Check each line of the data below for the word "with", then extract the ones that have it.

══ RECORDS TO USE

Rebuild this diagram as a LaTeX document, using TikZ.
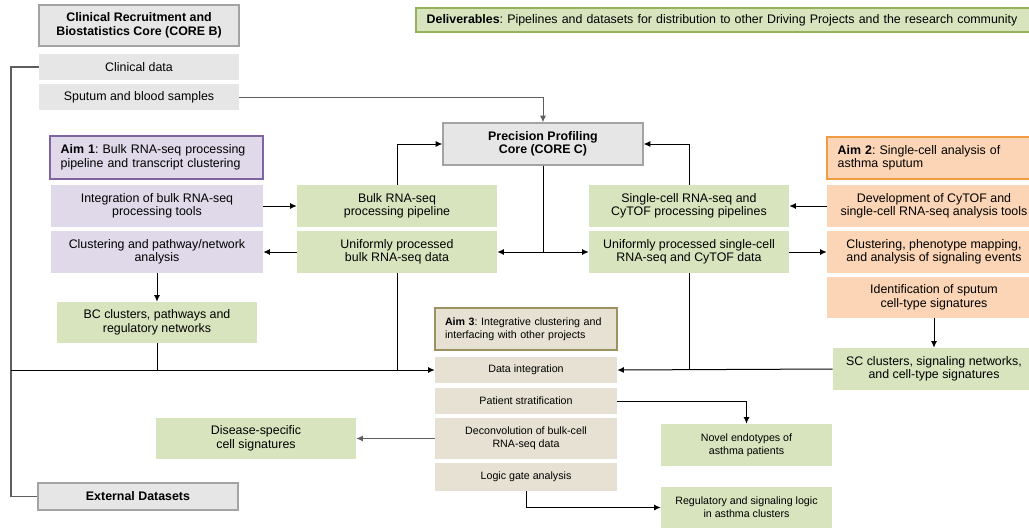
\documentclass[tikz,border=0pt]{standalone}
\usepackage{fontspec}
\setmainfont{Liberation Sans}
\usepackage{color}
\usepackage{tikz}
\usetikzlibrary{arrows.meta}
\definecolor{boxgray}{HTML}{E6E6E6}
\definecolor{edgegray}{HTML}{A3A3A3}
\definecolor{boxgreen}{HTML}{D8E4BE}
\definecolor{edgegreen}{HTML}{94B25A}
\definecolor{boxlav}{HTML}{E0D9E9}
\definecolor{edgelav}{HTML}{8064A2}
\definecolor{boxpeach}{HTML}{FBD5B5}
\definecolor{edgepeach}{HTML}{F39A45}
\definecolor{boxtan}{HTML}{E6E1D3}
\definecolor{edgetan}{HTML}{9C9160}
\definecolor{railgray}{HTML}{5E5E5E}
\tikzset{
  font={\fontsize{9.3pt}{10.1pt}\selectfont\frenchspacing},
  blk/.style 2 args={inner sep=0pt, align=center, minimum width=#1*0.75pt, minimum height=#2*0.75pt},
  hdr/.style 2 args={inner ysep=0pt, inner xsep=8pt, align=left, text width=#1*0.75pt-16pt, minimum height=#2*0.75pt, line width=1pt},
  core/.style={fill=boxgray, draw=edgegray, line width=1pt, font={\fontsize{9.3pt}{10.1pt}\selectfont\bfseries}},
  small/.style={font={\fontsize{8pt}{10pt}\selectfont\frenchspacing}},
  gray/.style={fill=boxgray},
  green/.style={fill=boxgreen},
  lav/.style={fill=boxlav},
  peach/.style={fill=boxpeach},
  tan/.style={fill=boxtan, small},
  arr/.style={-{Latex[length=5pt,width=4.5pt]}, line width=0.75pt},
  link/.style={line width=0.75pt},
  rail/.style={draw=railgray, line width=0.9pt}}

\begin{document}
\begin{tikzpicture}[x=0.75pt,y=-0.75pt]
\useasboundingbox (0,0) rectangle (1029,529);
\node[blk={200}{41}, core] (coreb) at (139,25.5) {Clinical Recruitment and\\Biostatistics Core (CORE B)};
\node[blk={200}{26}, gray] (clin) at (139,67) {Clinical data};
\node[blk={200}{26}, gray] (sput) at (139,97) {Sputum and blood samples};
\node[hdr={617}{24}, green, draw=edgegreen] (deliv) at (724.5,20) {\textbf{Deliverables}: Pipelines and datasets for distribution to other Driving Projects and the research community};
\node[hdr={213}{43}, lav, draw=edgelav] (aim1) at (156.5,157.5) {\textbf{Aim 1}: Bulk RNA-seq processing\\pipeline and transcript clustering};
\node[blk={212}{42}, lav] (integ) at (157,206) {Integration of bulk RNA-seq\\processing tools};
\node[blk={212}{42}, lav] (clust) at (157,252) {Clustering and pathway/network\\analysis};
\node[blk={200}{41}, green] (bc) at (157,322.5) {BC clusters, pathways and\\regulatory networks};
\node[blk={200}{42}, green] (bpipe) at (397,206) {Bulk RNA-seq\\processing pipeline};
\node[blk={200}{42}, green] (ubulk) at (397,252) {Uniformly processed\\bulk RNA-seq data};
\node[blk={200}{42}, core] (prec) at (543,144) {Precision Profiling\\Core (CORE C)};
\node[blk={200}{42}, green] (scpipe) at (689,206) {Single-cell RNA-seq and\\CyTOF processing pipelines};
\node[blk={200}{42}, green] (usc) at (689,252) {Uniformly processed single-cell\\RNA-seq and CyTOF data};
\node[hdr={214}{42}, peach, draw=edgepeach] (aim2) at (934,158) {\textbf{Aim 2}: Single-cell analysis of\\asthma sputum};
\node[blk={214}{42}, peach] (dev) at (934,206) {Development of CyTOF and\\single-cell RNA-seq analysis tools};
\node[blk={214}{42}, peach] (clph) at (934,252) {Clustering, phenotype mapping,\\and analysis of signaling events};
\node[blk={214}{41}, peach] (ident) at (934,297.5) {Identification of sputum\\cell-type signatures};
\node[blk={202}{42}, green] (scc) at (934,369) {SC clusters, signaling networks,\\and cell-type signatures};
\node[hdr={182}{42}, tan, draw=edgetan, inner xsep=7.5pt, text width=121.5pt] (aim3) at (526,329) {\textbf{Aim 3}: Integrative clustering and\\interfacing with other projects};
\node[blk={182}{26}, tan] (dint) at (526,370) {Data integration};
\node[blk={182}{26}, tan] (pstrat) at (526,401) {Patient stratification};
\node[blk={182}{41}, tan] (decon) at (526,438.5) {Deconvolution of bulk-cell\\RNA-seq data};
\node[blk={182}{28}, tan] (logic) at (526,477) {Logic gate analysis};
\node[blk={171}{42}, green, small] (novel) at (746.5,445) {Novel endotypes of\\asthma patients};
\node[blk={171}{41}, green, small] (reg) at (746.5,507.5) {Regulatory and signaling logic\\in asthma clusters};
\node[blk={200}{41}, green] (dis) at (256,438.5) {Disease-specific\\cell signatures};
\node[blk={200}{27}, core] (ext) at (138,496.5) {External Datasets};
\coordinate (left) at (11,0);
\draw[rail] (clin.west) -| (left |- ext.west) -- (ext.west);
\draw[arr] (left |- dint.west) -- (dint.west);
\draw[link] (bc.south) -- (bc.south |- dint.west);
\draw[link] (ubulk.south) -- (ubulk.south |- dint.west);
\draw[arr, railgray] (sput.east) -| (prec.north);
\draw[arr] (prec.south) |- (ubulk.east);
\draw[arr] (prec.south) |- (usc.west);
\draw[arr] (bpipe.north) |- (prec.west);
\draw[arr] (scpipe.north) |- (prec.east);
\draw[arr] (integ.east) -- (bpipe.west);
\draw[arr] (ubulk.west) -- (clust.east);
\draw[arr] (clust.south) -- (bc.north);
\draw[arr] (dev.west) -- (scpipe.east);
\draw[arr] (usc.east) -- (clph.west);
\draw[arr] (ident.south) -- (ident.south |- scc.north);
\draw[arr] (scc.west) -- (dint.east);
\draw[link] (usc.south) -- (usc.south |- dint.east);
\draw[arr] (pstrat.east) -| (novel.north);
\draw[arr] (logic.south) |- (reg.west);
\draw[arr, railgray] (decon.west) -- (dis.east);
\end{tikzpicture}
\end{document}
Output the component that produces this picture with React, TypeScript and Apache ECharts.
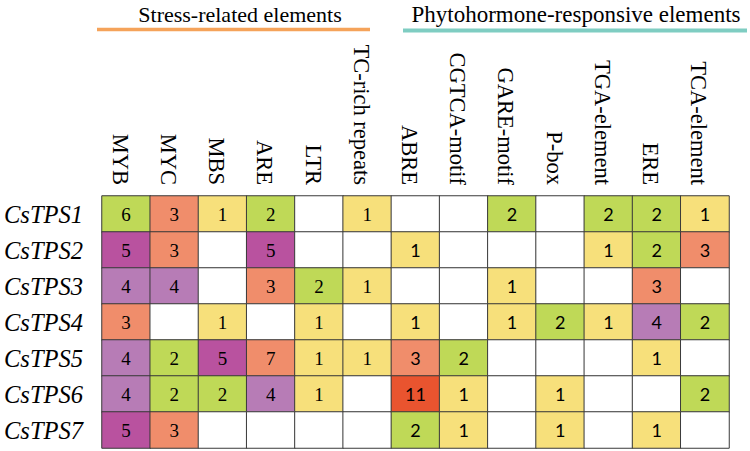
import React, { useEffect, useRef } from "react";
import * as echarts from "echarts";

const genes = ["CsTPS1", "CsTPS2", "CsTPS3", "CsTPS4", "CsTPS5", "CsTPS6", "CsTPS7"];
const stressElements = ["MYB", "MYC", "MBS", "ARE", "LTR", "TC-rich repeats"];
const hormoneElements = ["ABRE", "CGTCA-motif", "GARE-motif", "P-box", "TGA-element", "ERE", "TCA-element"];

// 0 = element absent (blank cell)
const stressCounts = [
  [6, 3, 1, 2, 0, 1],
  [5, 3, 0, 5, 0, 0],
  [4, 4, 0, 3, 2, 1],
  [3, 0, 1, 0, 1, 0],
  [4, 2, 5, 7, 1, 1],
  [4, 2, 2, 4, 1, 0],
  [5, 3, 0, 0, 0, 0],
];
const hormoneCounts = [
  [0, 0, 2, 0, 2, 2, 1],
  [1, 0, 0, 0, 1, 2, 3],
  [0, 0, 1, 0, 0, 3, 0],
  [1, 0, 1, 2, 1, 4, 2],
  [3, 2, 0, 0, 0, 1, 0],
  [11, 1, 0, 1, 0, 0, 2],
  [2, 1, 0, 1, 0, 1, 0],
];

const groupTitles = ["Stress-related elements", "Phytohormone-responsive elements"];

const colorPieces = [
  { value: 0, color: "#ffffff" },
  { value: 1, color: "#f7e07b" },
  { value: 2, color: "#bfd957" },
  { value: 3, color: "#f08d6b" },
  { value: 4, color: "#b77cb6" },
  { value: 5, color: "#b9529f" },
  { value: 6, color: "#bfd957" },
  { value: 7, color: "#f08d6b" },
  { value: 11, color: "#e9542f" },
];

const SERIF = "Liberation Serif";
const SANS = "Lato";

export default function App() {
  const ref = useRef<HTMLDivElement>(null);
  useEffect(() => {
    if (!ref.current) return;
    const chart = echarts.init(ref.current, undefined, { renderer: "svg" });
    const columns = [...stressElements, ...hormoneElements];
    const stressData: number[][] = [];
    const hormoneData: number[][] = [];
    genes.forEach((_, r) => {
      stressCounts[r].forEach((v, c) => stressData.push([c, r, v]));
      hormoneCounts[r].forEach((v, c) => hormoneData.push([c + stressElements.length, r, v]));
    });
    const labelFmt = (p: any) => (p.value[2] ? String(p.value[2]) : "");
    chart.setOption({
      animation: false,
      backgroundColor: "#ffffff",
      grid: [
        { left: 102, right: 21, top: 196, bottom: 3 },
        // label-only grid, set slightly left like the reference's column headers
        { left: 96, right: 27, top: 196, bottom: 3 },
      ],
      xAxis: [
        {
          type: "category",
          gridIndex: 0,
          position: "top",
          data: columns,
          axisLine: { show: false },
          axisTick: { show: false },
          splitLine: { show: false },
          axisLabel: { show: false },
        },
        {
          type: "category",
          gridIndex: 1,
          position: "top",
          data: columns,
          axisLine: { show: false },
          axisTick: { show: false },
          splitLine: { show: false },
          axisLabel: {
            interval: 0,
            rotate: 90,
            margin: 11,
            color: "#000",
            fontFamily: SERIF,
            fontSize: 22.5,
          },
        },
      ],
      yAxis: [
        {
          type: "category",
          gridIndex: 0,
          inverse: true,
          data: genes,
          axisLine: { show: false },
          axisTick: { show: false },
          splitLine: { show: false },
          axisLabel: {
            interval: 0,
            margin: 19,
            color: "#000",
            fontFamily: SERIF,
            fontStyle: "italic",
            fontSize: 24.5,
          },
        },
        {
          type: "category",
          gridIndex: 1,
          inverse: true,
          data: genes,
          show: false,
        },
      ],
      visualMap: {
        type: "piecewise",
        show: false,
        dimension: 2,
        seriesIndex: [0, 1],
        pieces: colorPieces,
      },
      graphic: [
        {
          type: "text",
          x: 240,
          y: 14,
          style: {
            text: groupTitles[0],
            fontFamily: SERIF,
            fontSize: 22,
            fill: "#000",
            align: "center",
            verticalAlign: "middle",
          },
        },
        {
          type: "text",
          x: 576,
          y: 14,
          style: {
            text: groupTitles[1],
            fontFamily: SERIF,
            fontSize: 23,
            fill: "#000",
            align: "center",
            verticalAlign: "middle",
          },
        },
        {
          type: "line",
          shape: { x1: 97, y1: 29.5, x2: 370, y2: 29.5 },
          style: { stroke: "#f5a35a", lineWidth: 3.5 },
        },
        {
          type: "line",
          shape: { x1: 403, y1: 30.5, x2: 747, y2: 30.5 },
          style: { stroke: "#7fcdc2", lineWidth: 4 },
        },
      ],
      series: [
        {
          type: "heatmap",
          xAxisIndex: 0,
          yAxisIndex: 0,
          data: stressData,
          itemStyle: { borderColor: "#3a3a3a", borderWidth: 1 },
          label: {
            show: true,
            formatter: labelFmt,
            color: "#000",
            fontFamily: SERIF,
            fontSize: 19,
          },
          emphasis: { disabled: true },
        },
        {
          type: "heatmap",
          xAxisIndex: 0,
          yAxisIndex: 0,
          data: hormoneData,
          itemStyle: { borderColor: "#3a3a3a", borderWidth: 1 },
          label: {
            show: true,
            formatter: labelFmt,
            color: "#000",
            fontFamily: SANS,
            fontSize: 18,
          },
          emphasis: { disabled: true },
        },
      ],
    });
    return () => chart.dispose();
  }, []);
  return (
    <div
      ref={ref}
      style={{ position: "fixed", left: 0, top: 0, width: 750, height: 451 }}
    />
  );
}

════

== ANSWER FOR THIS EXERCISE ==
\node[hdr={182}{42}, tan, draw=edgetan, inner xsep=7.5pt, text width=121.5pt] (aim3) at (526,329) {\textbf{Aim 3}: Integrative clustering and\\interfacing with other projects};
Output the component that produces this picture with React, TypeScript and Apache ECharts.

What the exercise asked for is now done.